According to Sisson, people hold spheres of influence in multiple areas, from residence halls to athletic teams to official cabinet positions. They have the choice of being either a positive or negative influence.

“When we realize that leadership is not just about having a title or a nametag, hopefully we will be (able) to realize that we are each called to live into the gifts God has given us and to lead with those gifts,” Sisson said.

Although the conference is an annual event, this year brought new changes. One major change is the addition of the Josh Garrels and John Mark McMillan Revelators Tour concert after the Friday night sessions. Combining the concert with the conference added logistical challenges but will positively contribute to attendees’ experiences, according to Bretz.

The conference will be held almost entirely in the LaRita Boren Campus Center, which facilitates an ideal space for sessions and workshops, according to Sisson. Another change involves fewer speakers compared to previous years. Students felt overwhelmed with the number of speakers in the past, which led Sisson and other cabinet members to reduce the number of keynote sessions.

Starting in late spring of last year, the newly hired Leadership Programming cabinet began researching and brainstorming what the conference could look like—big picture ideas. Initially contacted in July and confirmed in December, speakers were chosen from a wide variety of backgrounds and areas of expertise to cover the themes explored in the conference, from imagination to power; from failure to culture.
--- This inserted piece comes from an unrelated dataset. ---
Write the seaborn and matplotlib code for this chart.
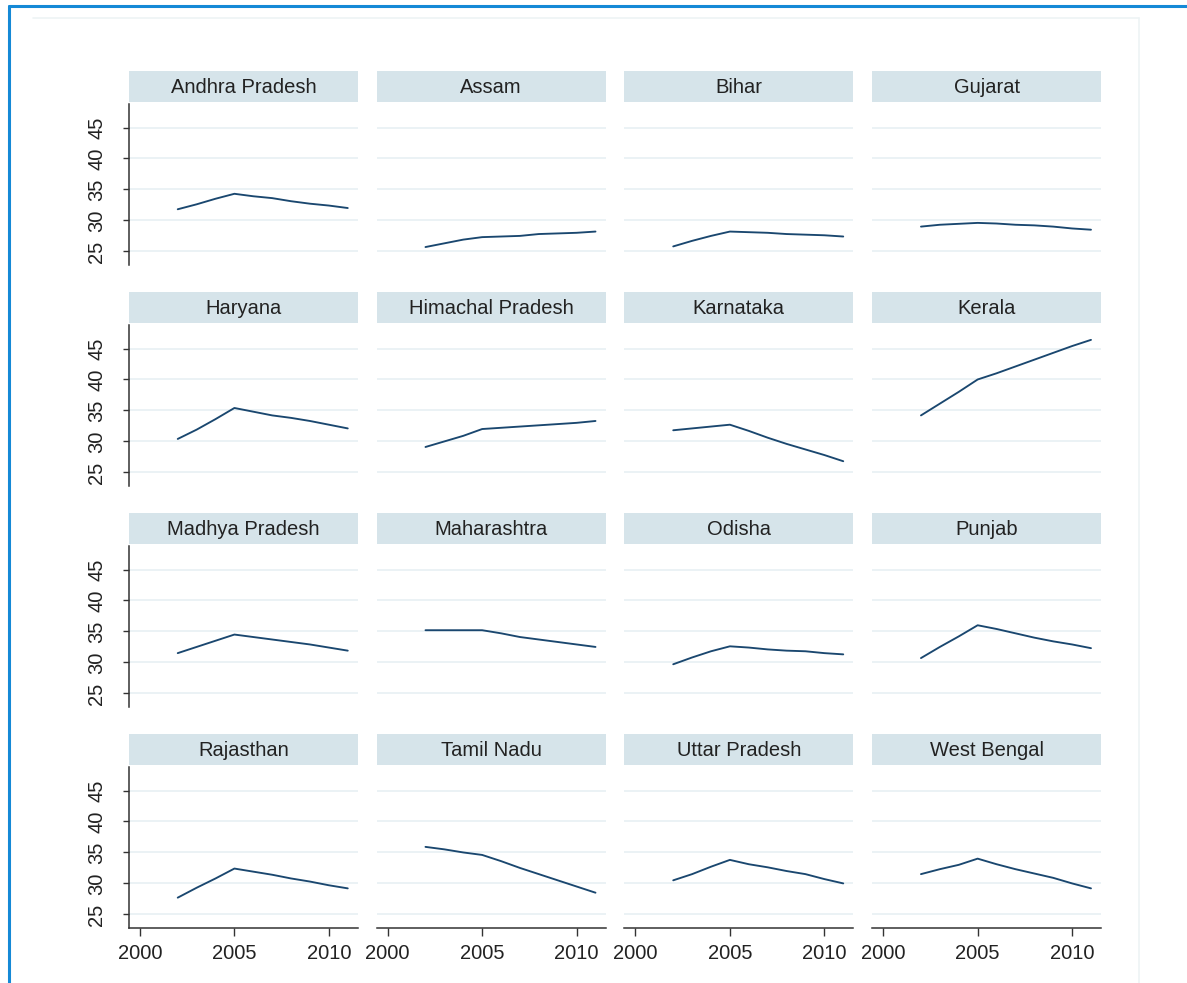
import numpy as np
import pandas as pd
import matplotlib
matplotlib.use("Agg")
import matplotlib.pyplot as plt
import seaborn as sns
from matplotlib.patches import Rectangle
from matplotlib.lines import Line2D


YEARS = [2002, 2003, 2004, 2005, 2006, 2007, 2008, 2009, 2010, 2011]

STATES = [
    "Andhra Pradesh", "Assam", "Bihar", "Gujarat",
    "Haryana", "Himachal Pradesh", "Karnataka", "Kerala",
    "Madhya Pradesh", "Maharashtra", "Odisha", "Punjab",
    "Rajasthan", "Tamil Nadu", "Uttar Pradesh", "West Bengal",
]

andhra_pradesh   = [31.8, 32.6, 33.5, 34.3, 33.9, 33.6, 33.1, 32.7, 32.4, 32.0]
assam            = [25.7, 26.3, 26.9, 27.3, 27.4, 27.5, 27.8, 27.9, 28.0, 28.2]
bihar            = [25.8, 26.7, 27.5, 28.2, 28.1, 28.0, 27.8, 27.7, 27.6, 27.4]
gujarat          = [29.0, 29.3, 29.45, 29.6, 29.5, 29.3, 29.2, 29.0, 28.7, 28.5]
haryana          = [30.4, 31.9, 33.6, 35.4, 34.8, 34.2, 33.8, 33.3, 32.7, 32.1]
himachal_pradesh = [29.1, 30.0, 30.9, 32.0, 32.2, 32.4, 32.6, 32.8, 33.0, 33.3]
karnataka        = [31.8, 32.1, 32.4, 32.7, 31.7, 30.6, 29.6, 28.7, 27.8, 26.8]
kerala           = [34.2, 36.1, 38.0, 40.0, 41.0, 42.1, 43.2, 44.3, 45.4, 46.4]
madhya_pradesh   = [31.5, 32.5, 33.5, 34.5, 34.1, 33.7, 33.3, 32.9, 32.4, 31.9]
maharashtra      = [35.2, 35.2, 35.2, 35.2, 34.7, 34.1, 33.7, 33.3, 32.9, 32.5]
odisha           = [29.7, 30.8, 31.8, 32.6, 32.4, 32.1, 31.9, 31.8, 31.5, 31.3]
punjab           = [30.7, 32.5, 34.2, 36.0, 35.4, 34.7, 34.0, 33.4, 32.9, 32.3]
rajasthan        = [27.7, 29.3, 30.8, 32.4, 31.9, 31.4, 30.8, 30.3, 29.7, 29.2]
tamil_nadu       = [35.9, 35.5, 35.0, 34.6, 33.6, 32.5, 31.5, 30.5, 29.5, 28.5]
uttar_pradesh    = [30.5, 31.5, 32.7, 33.8, 33.1, 32.6, 32.0, 31.5, 30.7, 30.0]
west_bengal      = [31.5, 32.3, 33.0, 34.0, 33.1, 32.3, 31.6, 30.9, 30.0, 29.2]

SERIES = [
    andhra_pradesh, assam, bihar, gujarat,
    haryana, himachal_pradesh, karnataka, kerala,
    madhya_pradesh, maharashtra, odisha, punjab,
    rajasthan, tamil_nadu, uttar_pradesh, west_bengal,
]

Y_TICKS = [25, 30, 35, 40, 45]
X_TICKS = [2000, 2005, 2010]

LINE_COLOR   = "#1a476f"
STRIP_COLOR  = "#d6e4ea"
GRID_COLOR   = "#e8f0f3"
AXIS_COLOR   = "#333333"
TEXT_COLOR   = "#222222"
BORDER_COLOR = "#1589d6"
NARROW_FONT  = ["Liberation Sans Narrow", "Liberation Sans", "DejaVu Sans"]
REGULAR_FONT = ["Liberation Sans", "DejaVu Sans"]


def build_frame():
    rows = []
    for state, values in zip(STATES, SERIES):
        for year, value in zip(YEARS, values):
            rows.append({"state": state, "year": year, "value": value})
    return pd.DataFrame(rows)


def draw_panels(df):
    sns.set_style("white")
    plt.rcParams["font.family"] = REGULAR_FONT

    W, H = 1187, 983
    fig, axes = plt.subplots(4, 4, figsize=(W / 100, H / 100), dpi=100, sharex=True, sharey=True)
    fig.subplots_adjust(left=129 / W, right=1101 / W, top=1 - 104 / H, bottom=1 - 928 / H,
                        wspace=19 / 229, hspace=60 / 161)

    # outer frames (blue border + faint graph region)
    fig.add_artist(Line2D([8.5 / W, 8.5 / W], [0, 1 - 6 / H], color=BORDER_COLOR, lw=2.2,
                          transform=fig.transFigure))
    fig.add_artist(Line2D([8.5 / W, 1], [1 - 6 / H, 1 - 6 / H], color=BORDER_COLOR, lw=2.2,
                          transform=fig.transFigure))
    fig.add_artist(Line2D([33 / W, 1139 / W], [1 - 18 / H, 1 - 18 / H], color="#edf3f5", lw=1.2,
                          transform=fig.transFigure))
    fig.add_artist(Line2D([1139 / W, 1139 / W], [0, 1 - 18 / H], color="#edf3f5", lw=1.2,
                          transform=fig.transFigure))

    for i, (ax, state) in enumerate(zip(axes.flat, STATES)):
        row, col = divmod(i, 4)
        sub = df[df["state"] == state]

        for yt in Y_TICKS:
            ax.axhline(yt, color=GRID_COLOR, lw=1.2, zorder=0)

        sns.lineplot(data=sub, x="year", y="value", ax=ax, color=LINE_COLOR, lw=1.35,
                     legend=False, zorder=3)

        ax.set_xlim(1999.42, 2011.53)
        ax.set_ylim(22.8, 48.8)
        ax.set_xticks(X_TICKS)
        ax.set_yticks(Y_TICKS)
        ax.set_xlabel("")
        ax.set_ylabel("")
        ax.grid(False)

        for side in ["top", "right", "left", "bottom"]:
            ax.spines[side].set_visible(False)

        if col == 0:
            ax.spines["left"].set_visible(True)
            ax.spines["left"].set_color(AXIS_COLOR)
            ax.spines["left"].set_linewidth(1.1)
            ax.tick_params(axis="y", which="both", left=True, length=4.5, width=1.0,
                           color=AXIS_COLOR, pad=12, labelsize=14.5, labelcolor=TEXT_COLOR,
                           labelrotation=90)
            for lab in ax.get_yticklabels():
                lab.set_va("center")
        else:
            ax.tick_params(axis="y", left=False, labelleft=False)

        if row == 3:
            ax.spines["bottom"].set_visible(True)
            ax.spines["bottom"].set_color(AXIS_COLOR)
            ax.spines["bottom"].set_linewidth(1.1)
            ax.tick_params(axis="x", which="both", bottom=True, length=5.5, width=1.0,
                           color=AXIS_COLOR, pad=6, labelsize=14.5, labelcolor=TEXT_COLOR,
                           labelbottom=True)
            for lab in ax.get_xticklabels():
                lab.set_family(NARROW_FONT)
        else:
            ax.tick_params(axis="x", bottom=False, labelbottom=False)

        # strip header above each panel
        ax.add_patch(Rectangle((0, 1.012), 1, 0.193, transform=ax.transAxes,
                               facecolor=STRIP_COLOR, edgecolor="none", clip_on=False))
        ax.text(0.5, 1.105, state, transform=ax.transAxes, ha="center", va="center",
                fontsize=14.5, family=NARROW_FONT, color=TEXT_COLOR)

    return fig


if __name__ == "__main__":
    data = build_frame()
    figure = draw_panels(data)
    figure.savefig("out.png", dpi=100)
    plt.close(figure)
Three of the speakers were included in the article “7 Leaders to Follow in 2017” by Relevant Magazine. One of the speakers, Amy Peeler, lived in Marion for many years and now teaches at Wheaton College. Another speaker, Josh Riebock, has previously spoken at NSLC.

Riebock, who will be sharing stories about honesty, darkness and introspection, believes people can always learn and evolve. He hopes people find something meaningful within his message, regardless of what it is.

“We wanted to dig a little deeper into these themes and choose speakers with insight on how to actually apply these themes practically,” cabinet member Christine Urban said. “For instance, (speaker) Katelyn Beaty will be talking about gender identity, which digs deeper into the theme of power.”

Sisson compared selecting the speakers from different backgrounds and expertise, all while working within the given budget, to a giant jigsaw puzzle with many moving pieces.

Founded in 1982 by Lowell Haines, when he worked for Taylor Student Organization (TSO), NSLC was the first leadership conference entirely run and led by students. Several hundred students will be attending the conference, including students from Asbury University, Messiah College, Grace College, Greenville College and other universities.

The conference enables students to personally interact with the speakers. Cabinet member Grason Poling compared the event to a baseball game with exceptional players.

“Let’s pretend you’re twice as much of a fan of baseball than you are right now,” he said. “If you heard that a meet and greet exposition game with future hall-of-famers was taking place in your backyard for nearly no price at all, you would want to go right?”

He continued, “This is basically what’s happening here. You’ll be hearing from some especially exceptional thinkers of the day, and you’ll have ample opportunity to pick their brains and interact with them.”

Although online registration has closed, students still have the opportunity to attend the conference. Taylor students and faculty can buy tickets at the door for $20 from 2-4 p.m. on Friday.